*INFORMATION SHOWN*.
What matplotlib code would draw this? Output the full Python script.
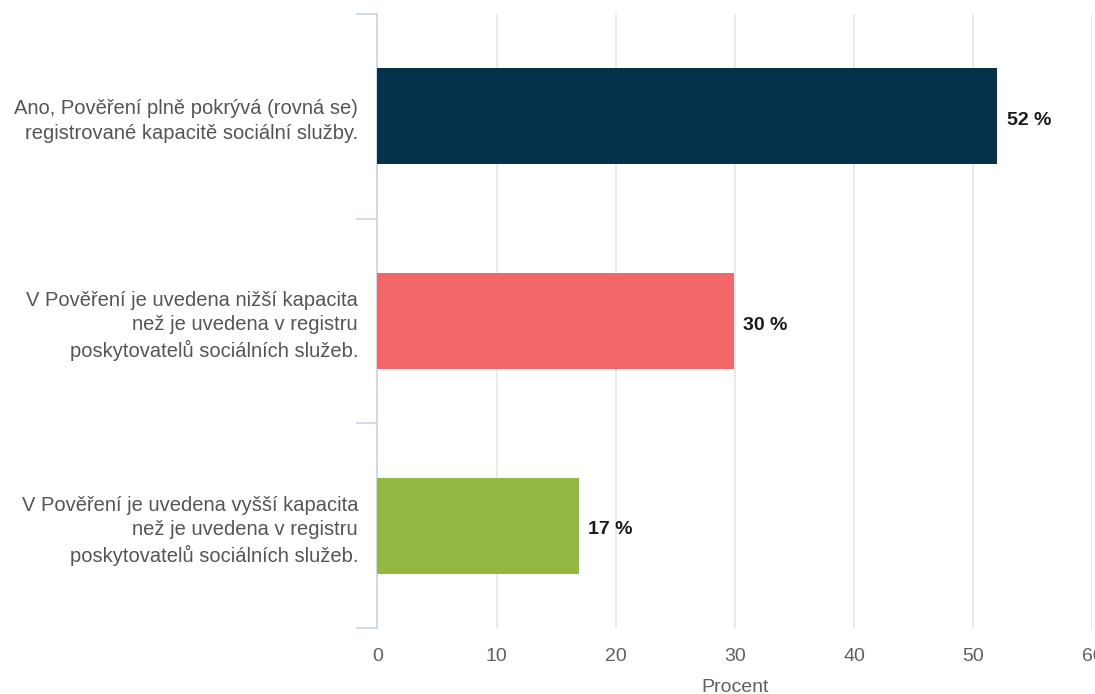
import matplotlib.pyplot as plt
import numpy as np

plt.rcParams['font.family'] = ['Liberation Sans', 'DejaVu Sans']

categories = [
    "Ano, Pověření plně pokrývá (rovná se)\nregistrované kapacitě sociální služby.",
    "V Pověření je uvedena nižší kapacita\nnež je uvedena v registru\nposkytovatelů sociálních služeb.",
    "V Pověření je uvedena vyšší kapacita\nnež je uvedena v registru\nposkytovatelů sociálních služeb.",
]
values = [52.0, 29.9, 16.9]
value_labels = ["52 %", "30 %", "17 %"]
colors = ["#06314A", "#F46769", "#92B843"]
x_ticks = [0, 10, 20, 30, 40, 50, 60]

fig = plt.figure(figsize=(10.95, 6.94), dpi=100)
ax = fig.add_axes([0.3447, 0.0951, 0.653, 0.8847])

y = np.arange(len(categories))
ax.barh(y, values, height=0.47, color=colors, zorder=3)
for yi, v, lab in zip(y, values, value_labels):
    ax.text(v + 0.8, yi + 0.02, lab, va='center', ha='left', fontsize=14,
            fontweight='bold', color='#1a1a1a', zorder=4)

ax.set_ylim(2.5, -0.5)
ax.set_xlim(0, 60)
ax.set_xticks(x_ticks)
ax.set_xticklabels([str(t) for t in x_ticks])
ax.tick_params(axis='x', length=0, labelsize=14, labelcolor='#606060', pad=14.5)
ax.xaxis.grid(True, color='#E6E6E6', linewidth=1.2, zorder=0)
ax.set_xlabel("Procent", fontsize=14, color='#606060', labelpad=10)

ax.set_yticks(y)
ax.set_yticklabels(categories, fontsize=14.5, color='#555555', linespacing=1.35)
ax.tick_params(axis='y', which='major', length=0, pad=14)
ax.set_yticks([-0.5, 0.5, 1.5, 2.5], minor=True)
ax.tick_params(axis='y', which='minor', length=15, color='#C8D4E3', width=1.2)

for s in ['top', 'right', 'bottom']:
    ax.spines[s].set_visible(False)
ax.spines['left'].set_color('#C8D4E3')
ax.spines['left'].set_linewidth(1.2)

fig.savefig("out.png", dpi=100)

*WHAT TO WORK ON*. Give back exactly the lines from the first line of the data through the line with "plt.rcParams['font.family'] = ['Liberation", pictures excluded.

*WORKED SOLUTION*.
What matplotlib code would draw this? Output the full Python script.
import matplotlib.pyplot as plt
import numpy as np

plt.rcParams['font.family'] = ['Liberation Sans', 'DejaVu Sans']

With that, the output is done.